Um … yeah. Sometimes I am not the best nighttime company. And, you know, I could have just taken a precautionary sleeping med. Well, be all those things as they may, I was able to get some productivity out of myself. Even took the subway to the Brooklyn Trader Joe's and did some walking.
The afternoon light on downtown Brooklyn. |
B2 has a cool book in the bathroom, A Year with Rumi: Daily Readings, translated and curated by Coleman Barks. I've always liked Rumi, although he seems too good to have been true. This particular poem was for April 15th but had been dog-eared.
Bewilderment
There are many guises for intelligence.
One part of you is gliding in a high wind stream,
while your more ordinary notions
take little steps and peck at the ground.
Conventional knowledge is death to our souls,
and it is not really ours. It is laid on.
Yet we keep saying we find "rest" in these "beliefs".

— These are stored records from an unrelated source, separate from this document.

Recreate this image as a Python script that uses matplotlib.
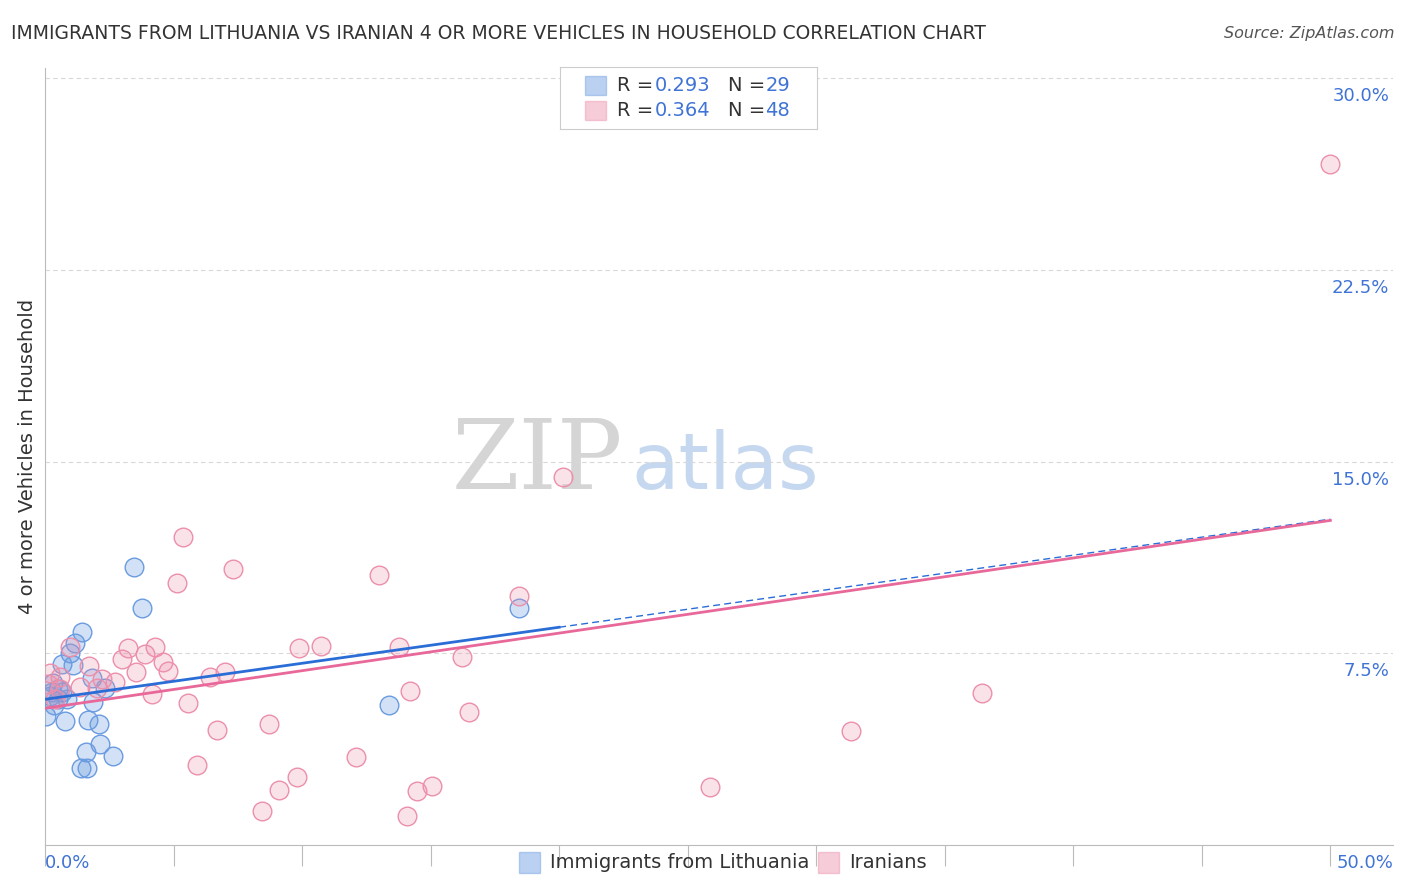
import numpy as np
import matplotlib.pyplot as plt

# data (percent)
blue_x = [3.46, 3.77, 18.44, 1.44, 1.17, 0.97, 0.66, 1.09, 1.83, 2.33, 0.31, 0.51, 0.66, 0.19, 0.86,
          1.87, 0.35, 0.04, 0.78, 1.67, 2.10, 13.39, 2.14, 1.60, 2.65, 1.40, 1.63, 0.50, 0.27]
blue_y = [10.86, 9.26, 9.26, 8.32, 7.89, 7.50, 7.10, 7.03, 6.52, 6.13, 6.33, 6.09, 5.98, 5.82, 5.70,
          5.59, 5.47, 5.04, 4.84, 4.88, 4.73, 5.47, 3.95, 3.63, 3.48, 3.00, 3.00, 5.70, 5.98]
pink_x = [50.0, 20.16, 5.37, 5.14, 7.32, 13.0, 18.44, 3.23, 4.28, 9.88, 10.74, 13.77, 0.97, 3.89,
          3.0, 4.59, 1.71, 4.79, 3.54, 16.23, 7.0, 6.42, 0.19, 0.58, 2.22, 2.72, 1.36, 2.02, 0.58,
          4.16, 14.2, 36.46, 5.56, 16.5, 8.72, 6.69, 31.36, 12.1, 5.91, 9.8, 9.1, 15.06, 14.47,
          25.88, 8.44, 14.09, 0.10, 0.40]
pink_y = [26.64, 14.38, 12.07, 10.27, 10.78, 10.55, 9.73, 7.70, 7.73, 7.70, 7.77, 7.73, 7.73, 7.46,
          7.27, 7.15, 6.99, 6.80, 6.76, 7.34, 6.76, 6.56, 6.72, 6.56, 6.48, 6.37, 6.17, 6.13, 6.09,
          5.90, 6.02, 5.94, 5.55, 5.20, 4.73, 4.49, 4.45, 3.44, 3.13, 2.66, 2.15, 2.30, 2.11,
          2.27, 1.33, 1.13, 6.30, 5.70]
# trend lines: intercept, slope
blue_fit = (5.70, 0.141)
pink_fit = (5.35, 0.147)

BLUE = "#6a9be0"
PINK = "#ec8fab"
BLUE_LINE = "#2a6dd6"
PINK_LINE = "#e8689a"
LABEL = "#3f73d6"

fig = plt.figure(figsize=(14.06, 8.92), dpi=100)
ax = fig.add_axes([0.032, 0.0527, 0.959, 0.871])
ax.set_xlim(0, 52.45)
ax.set_ylim(0, 30.4)

ax.scatter(blue_x, blue_y, s=180, facecolor=(0.42, 0.61, 0.88, 0.3), edgecolor=BLUE, lw=1.0, zorder=3)
ax.scatter(pink_x, pink_y, s=180, facecolor=(0.93, 0.56, 0.67, 0.25), edgecolor=PINK, lw=1.0, zorder=3)

xs = np.array([0, 20])
ax.plot(xs, blue_fit[0] + blue_fit[1] * xs, color=BLUE_LINE, lw=2, zorder=4)
xd = np.array([20, 50])
ax.plot(xd, blue_fit[0] + blue_fit[1] * xd, color=BLUE_LINE, lw=1, ls=(0, (5, 3)), zorder=4)
xp = np.array([0, 50])
ax.plot(xp, pink_fit[0] + pink_fit[1] * xp, color=PINK_LINE, lw=2, zorder=4)

for v in [7.5, 15, 22.5, 30]:
    ax.axhline(v, color="#d8d8d8", lw=0.8, ls=(0, (4, 3)), zorder=1)
    ax.text(52.3, v - 0.35, f"{v:.1f}%", color=LABEL, fontsize=13, ha="right", va="top")

for s in ["top", "right"]:
    ax.spines[s].set_visible(False)
ax.spines["left"].set_color("#bbbbbb")
ax.spines["bottom"].set_color("#bbbbbb")
ax.set_yticks([])
ax.set_xticks(np.arange(0, 55, 5))
ax.set_xticklabels([])
ax.tick_params(axis="x", length=15, color="#bbbbbb")
fig.text(0.032, 0.033, "0.0%", color=LABEL, fontsize=13, ha="left", va="center")
fig.text(0.991, 0.033, "50.0%", color=LABEL, fontsize=13, ha="right", va="center")
ax.set_ylabel("4 or more Vehicles in Household", fontsize=14, color="#333333", labelpad=6)

ax.text(22.5, 15, "ZIP", fontsize=70, color="#d5d5d5", ha="right", va="center",
        family="DejaVu Serif", zorder=0)
ax.text(22.8, 14.8, "atlas", fontsize=56, color="#c5d8f0", ha="left", va="center", zorder=0)

fig.text(0.008, 0.963, "IMMIGRANTS FROM LITHUANIA VS IRANIAN 4 OR MORE VEHICLES IN HOUSEHOLD CORRELATION CHART",
         fontsize=13.5, color="#333333", va="center")
fig.text(0.992, 0.963, "Source: ZipAtlas.com", fontsize=11.5, color="#555555", ha="right",
         va="center", style="italic")

# top legend
lg = fig.add_axes([0.398, 0.855, 0.183, 0.07])
lg.set_xlim(0, 1); lg.set_ylim(0, 1)
lg.set_xticks([]); lg.set_yticks([])
for s in lg.spines.values():
    s.set_color("#cccccc")
rows = [(0.70, BLUE, "0.293", "29"), (0.30, PINK, "0.364", "48")]
for yy, c, r, n in rows:
    lg.add_patch(plt.Rectangle((0.1, yy - 0.15), 0.08, 0.3, facecolor=c, alpha=0.45, edgecolor=c))
    lg.text(0.225, yy, "R =", fontsize=14, color="#333333", va="center")
    lg.text(0.37, yy, r, fontsize=14, color=LABEL, va="center")
    lg.text(0.655, yy, "N =", fontsize=14, color="#333333", va="center")
    lg.text(0.80, yy, n, fontsize=14, color=LABEL, va="center")

# bottom legend
for x0, c, t in [(0.369, BLUE, "Immigrants from Lithuania"), (0.582, PINK, "Iranians")]:
    fig.patches.append(plt.Rectangle((x0, 0.021), 0.015, 0.024, facecolor=c, alpha=0.45,
                                     edgecolor=c, transform=fig.transFigure, figure=fig))
    fig.text(x0 + 0.022, 0.033, t, fontsize=14, color="#333333", va="center")

fig.savefig("out.png", dpi=100)
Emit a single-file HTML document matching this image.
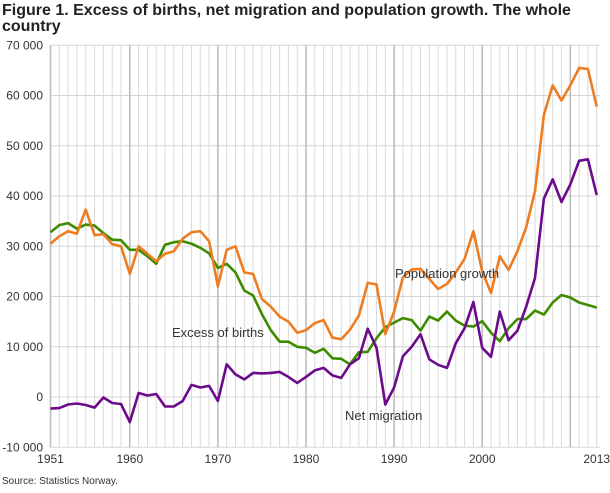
<!DOCTYPE html>
<html><head><meta charset="utf-8"><style>
body{margin:0;background:#fff;font-family:"Liberation Sans","DejaVu Sans",sans-serif;}
</style></head><body>
<svg id="s" width="610" height="488" xmlns="http://www.w3.org/2000/svg" font-family="Liberation Sans, DejaVu Sans, sans-serif">
<text x="2" y="15" font-size="16" font-weight="bold" fill="#222">Figure 1. Excess of births, net migration and population growth. The whole</text>
<text x="2" y="31" font-size="16" font-weight="bold" fill="#222">country</text>
<g id="grid"></g>
<g id="lines"></g>
<text x="395" y="278" font-size="13" fill="#333">Population growth</text>
<text x="172" y="337" font-size="13" fill="#333">Excess of births</text>
<text x="345" y="420" font-size="13" fill="#333">Net migration</text>
<text x="2" y="484" font-size="10" fill="#333">Source: Statistics Norway.</text>
</svg>
<script>
var ns="http://www.w3.org/2000/svg";
function X(y){return 50.5+(y-1951)*8.81;}
function Y(v){return 397-v*0.005025;}
var g=document.getElementById('grid'),L=document.getElementById('lines'),s=document.getElementById('s');
function el(t,a,p){var e=document.createElementNS(ns,t);for(var k in a)e.setAttribute(k,a[k]);(p||g).appendChild(e);return e;}
for(var v=-10000;v<=70000;v+=10000){el('line',{x1:50,x2:600,y1:Y(v),y2:Y(v),stroke:'#d6d6d6','stroke-width':1});
var t=el('text',{x:43,y:Y(v)+4,'font-size':12,fill:'#333','text-anchor':'end'});t.textContent=(v<0?'-':'')+(Math.abs(v)>=10000?Math.floor(Math.abs(v)/1000)+' 000':'0');}
for(var y=1951;y<=2013;y++){var d=(y%10==0)||y==1951;el('line',{x1:X(y),x2:X(y),y1:Y(70000),y2:Y(-10000),stroke:d?'#bdbdbd':'#d9d9d9','stroke-width':d?1.6:1});}
[1951,1960,1970,1980,1990,2000,2013].forEach(function(y){var t=el('text',{x:X(y),y:463,'font-size':12,fill:'#333','text-anchor':'middle'});t.textContent=y;});
var orange=[30500,32000,33000,32500,37300,32200,32400,30400,30000,24500,30000,28500,27000,28500,29000,31500,32800,33000,31000,22000,29300,30000,24800,24500,19500,18000,16000,15000,12800,13300,14700,15300,11800,11500,13400,16200,22700,22400,12500,17000,23800,25400,25500,23500,21500,22500,24800,27500,33000,25000,20700,28000,25300,29000,33800,41000,56200,62000,59000,62000,65500,65300,57800];
var green=[32800,34200,34600,33500,34300,34100,32600,31300,31200,29300,29300,28000,26500,30300,30800,31000,30500,29700,28600,25700,26500,24800,21200,20200,16500,13300,11000,11000,10000,9800,8800,9600,7700,7600,6500,8900,9000,11700,13900,14800,15700,15300,13200,16000,15200,17000,15200,14200,14000,15100,12800,11100,13700,15500,15500,17200,16400,18800,20300,19800,18800,18300,17800];
var purple=[-2300,-2200,-1500,-1300,-1600,-2100,-100,-1200,-1400,-5000,800,300,600,-1900,-1900,-800,2400,1900,2200,-800,6500,4500,3500,4800,4700,4800,5000,4000,2800,4000,5300,5800,4300,3800,6500,7700,13600,9800,-1500,1900,8100,10000,12500,7500,6400,5800,10700,13700,18900,9800,8000,17000,11300,13200,18000,23700,39500,43300,38800,42300,47000,47300,40200];
[[green,'#3d8c00'],[purple,'#6c0a8c'],[orange,'#ee7d22']].forEach(function(a){var p=a[0].map(function(v,i){return X(1951+i).toFixed(1)+','+Y(v).toFixed(1);}).join(' ');el('polyline',{points:p,fill:'none',stroke:a[1],'stroke-width':2.6,'stroke-linejoin':'round'},L);});
</script>
</body></html>
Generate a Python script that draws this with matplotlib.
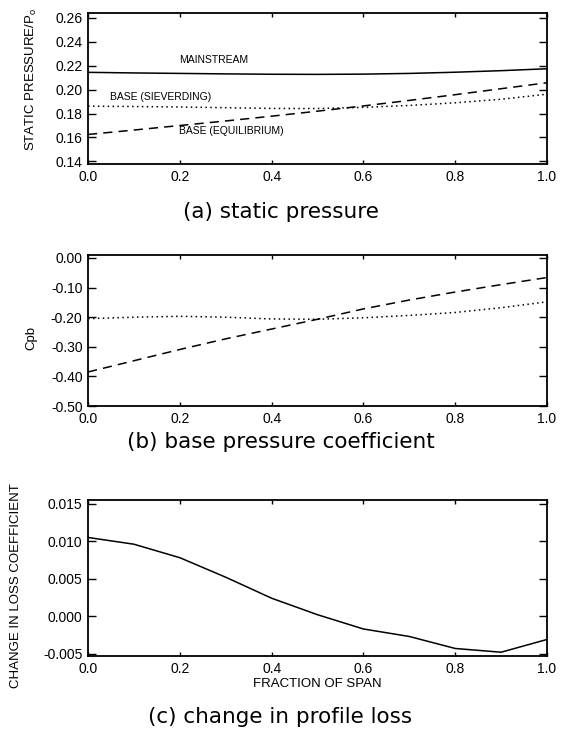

We must become ignorant of what we have been taught
and be instead bewildered.
Run from what is profitable and comfortable.
Distrust anyone who praises you.
Give your investment money, and the interest
on the capital, to those who are actually destitute.
Forget safety. Live where you hear to live.
Destroy your reputation. Be notorious.
I have tried prudent planning long enough.
From now on, I'll be mad.
Yes, bewildered as well as bewitched and bothered, but not in any good way. I am not even espousing these words, I just found them interesting and I am, more than indeed, bewildered with little hope or expectation of things turning out okay.